NEW YORK — Former Texas representative and 2020 Democrat presidential candidate Beto O’Rourke told black voters Wednesday that systemic racism is partly responsible for black mothers and their infants dying at a higher rate than their white counterparts.
Speaking to a predominantly African American audience at Al Sharpton’s National Action Network convention at the Sheraton Times Square hotel, O’Rourke said that even when women of color have access to health care their lives and that of their infants continue to be impacted by systemic racism.
“We have an infant mortality discrepancy between white and black America that is worse today than it was in 1850, 15 years before the abolition of slavery,” he said.
Infant mortality, according to the CDC, is the death of an infant before his or her first birthday. The infant mortality rate is the number of infant deaths for every 1,000 live births.
“We have a maternal mortality crisis in this country. It is three times as deadly for women of color,” O’Rourke continued.
“And it is not just owing to the fact that we do not have universal health care for every American, which we must. And it’s not just to blame on the state of Texas, the epicenter of the maternal mortality crisis that has shut down more than a quarter of its family planning clinics, denied so many women the right to a cervical cancer screening, family planning help or a provider of any kind,” he said.
“It is the way that this country was founded. It is the system in which these women are living right now. The daily weathering that they endure when even they are able to get health care, it is not sufficient, it is not enough and it only begins to help to explain these discrepancies,” he said.
A year ago, The New York Times reported that in 1850, when babies died so often parents regularly waited a year before naming them, the black infant-mortality rate was 340 per 1,000, while for whites, the rate was 217 per 1,000. Recent government data now shows that black infants in America are now more than twice as likely to die when compared with white infants despite advances in medical care. Some 11.3 black babies die per 1,000, compared with 4.9 per 1,000 white babies.
The CDC says more than 22,000 infants died in the United States in 2017. The five leading causes of infant death in 2017 were listed as: birth defects, preterm birth and low birth weight, maternal pregnancy complications, sudden infant death syndrome, and injuries.

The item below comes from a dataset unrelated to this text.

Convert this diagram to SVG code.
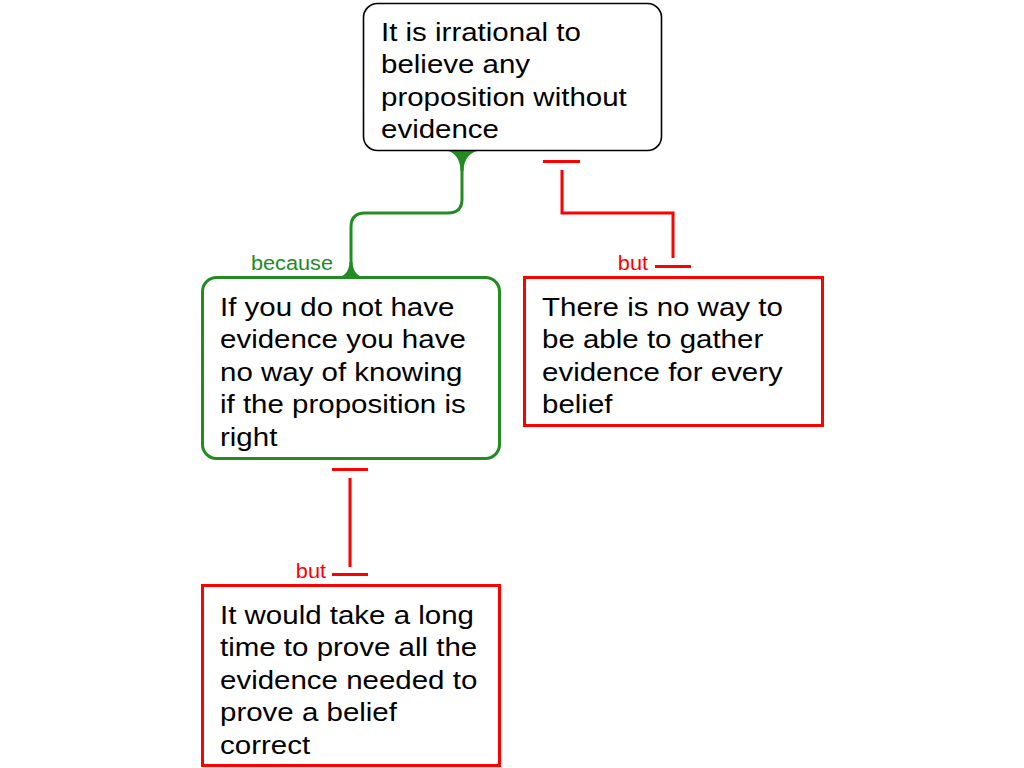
<svg xmlns="http://www.w3.org/2000/svg" width="1024" height="768" viewBox="0 0 1024 768">
<style>
.t{font-family:"Liberation Sans",Arial,sans-serif;font-size:26.5px;fill:#000}
.lbl{font-family:"Liberation Sans",Arial,sans-serif;font-size:19.5px;text-anchor:end}
.g{fill:#228B22}
.r{fill:#FF0000}
.box{fill:#fff}
.sg{stroke:#228B22;stroke-width:3;fill:none}
.sr{stroke:#FF0000;stroke-width:3;fill:none}
</style>
<rect width="1024" height="768" fill="#fff"/>
<g id="connectors">
  <path class="sg" d="M462,151 L462,199 Q462,213 448,213 L365,213 Q351,213 351,227 L351,277"/>
  <path class="g" d="M444,150 L482,150 Q464,152 463.5,171 L460.5,171 Q460,152 444,150 Z"/>
  <path class="g" d="M336,278 L366,278 Q353,276 352.5,262 L349.5,262 Q349,276 336,278 Z"/>
  <text class="lbl g" transform="translate(333,270) scale(1.113,1)">because</text>
  <path class="sr" d="M543,161.5 L580,161.5 M562,170 L562,213 L673,213 L673,258 M655,266.5 L691,266.5"/>
  <text class="lbl r" transform="translate(648,270) scale(1.113,1)">but</text>
  <path class="sr" d="M332,469.5 L368,469.5 M350,478 L350,567 M332,574.5 L368,574.5"/>
  <text class="lbl r" transform="translate(326,578) scale(1.113,1)">but</text>
</g>
<g id="node-main">
  <rect x="363.5" y="3.5" width="298" height="147" rx="14" class="box" stroke="#000" stroke-width="1.6"/>
  <text class="t" transform="translate(381,41) scale(1.113,1)"><tspan x="0" y="0">It is irrational to</tspan><tspan x="0" y="32.5">believe any</tspan><tspan x="0" y="65">proposition without</tspan><tspan x="0" y="97.5">evidence</tspan></text>
</g>
<g id="node-because">
  <rect x="202.5" y="277.5" width="297" height="181" rx="14" class="box sg" style="fill:#fff"/>
  <text class="t" transform="translate(220,316) scale(1.113,1)"><tspan x="0" y="0">If you do not have</tspan><tspan x="0" y="32.5">evidence you have</tspan><tspan x="0" y="65">no way of knowing</tspan><tspan x="0" y="97.5">if the proposition is</tspan><tspan x="0" y="130">right</tspan></text>
</g>
<g id="node-but-right">
  <rect x="524.5" y="277.5" width="298" height="148" class="box sr" style="fill:#fff"/>
  <text class="t" transform="translate(542,316) scale(1.113,1)"><tspan x="0" y="0">There is no way to</tspan><tspan x="0" y="32.5">be able to gather</tspan><tspan x="0" y="65">evidence for every</tspan><tspan x="0" y="97.5">belief</tspan></text>
</g>
<g id="node-but-bottom">
  <rect x="202.5" y="585.5" width="297" height="180" class="box sr" style="fill:#fff"/>
  <text class="t" transform="translate(220,624) scale(1.113,1)"><tspan x="0" y="0">It would take a long</tspan><tspan x="0" y="32.5">time to prove all the</tspan><tspan x="0" y="65">evidence needed to</tspan><tspan x="0" y="97.5">prove a belief</tspan><tspan x="0" y="130">correct</tspan></text>
</g>
</svg>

The Maternal Health Task Force at the Harvard Chan School, also noted that black women in America die at a rate that ranges from three to four times the rate of their white counterparts — 42 deaths per 100,000 live births among black women versus 12 deaths per 100,000 live births among white women as of 2010. It is a disparity that has remained unchanged for the past six decades.
After much lobbying from activists, such as Charles Johnson IV, son of TV Judge Glenda Hatchett who lost his wife, Kira, at the Cedars-Sinai Medical Center in Los Angeles after a scheduled C-section more than two years ago, Congress unanimously approved a bill that was signed into law by President Donald Trump last December to investigate America’s growing maternal mortality rate.

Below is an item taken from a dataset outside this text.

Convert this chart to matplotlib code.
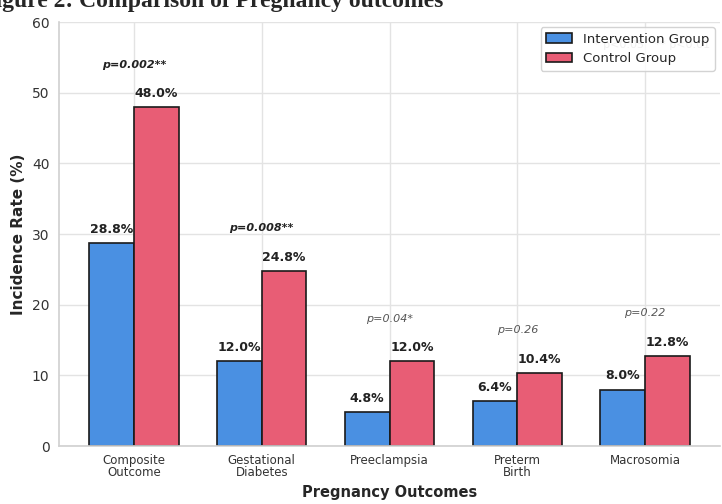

The bill, H.R. 1318, Preventing Maternal Deaths Act of 2017, reauthorizes, amends, and expands the Safe Motherhood initiative within the Centers for Disease Control and Prevention, including authorizing support for State and Tribal Maternal Mortality Review Committees that meet certain requirements.
Rep. Jaime Herrera Beutler, R-Wash., who is one of the original sponsors of the bill, dedicated it to the “mothers who we have lost,” such as Johnson’s wife, when Congress passed the bill last year.

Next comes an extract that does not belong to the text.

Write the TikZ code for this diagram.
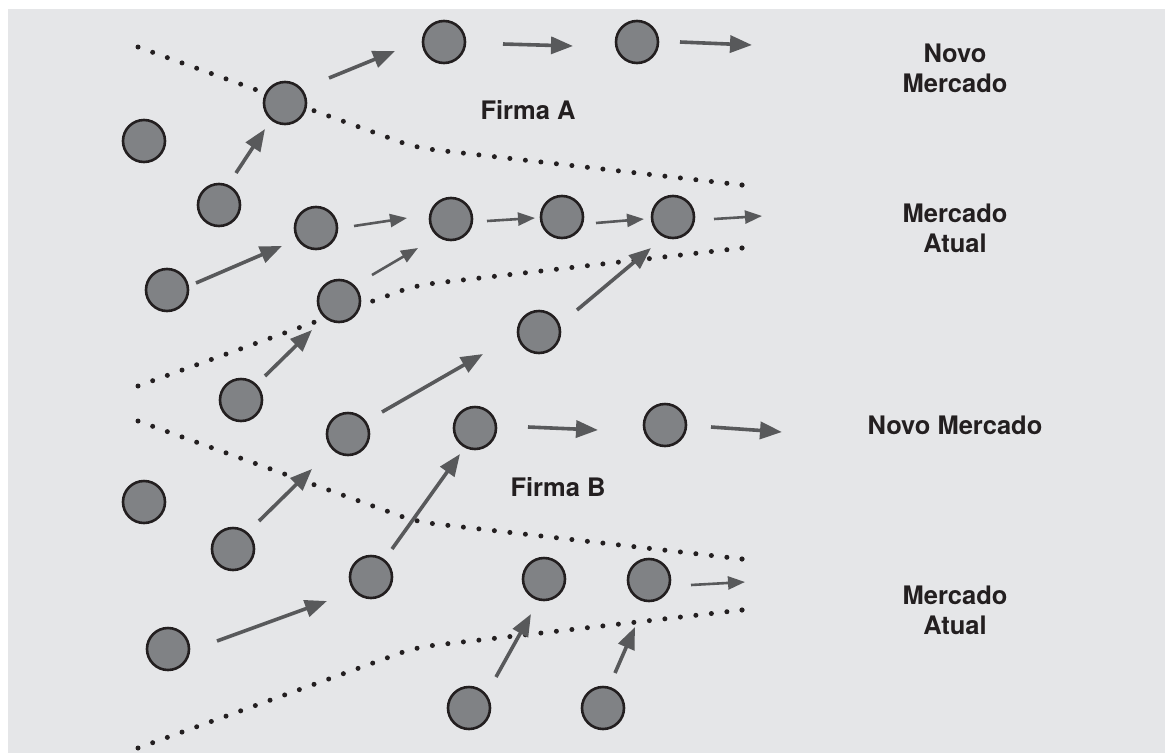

Beutler explained that the U.S. is ranked 47th globally for maternal mortality, and has a record on the issue that is worse than Iran’s.
“Many are shocked to learn that the U.S. has not only the worst maternal mortality rate in the entire developed world but that these rates are on the rise. Seriously folks, we’re worse than Iran,” she said.
“Every year between 700 and 900 maternal deaths occur in the United States and I’ve seen tears brought to the eyes of many a colleague when they learn that over 60 percent of these deaths could have been prevented, according to the CDC,” she explained.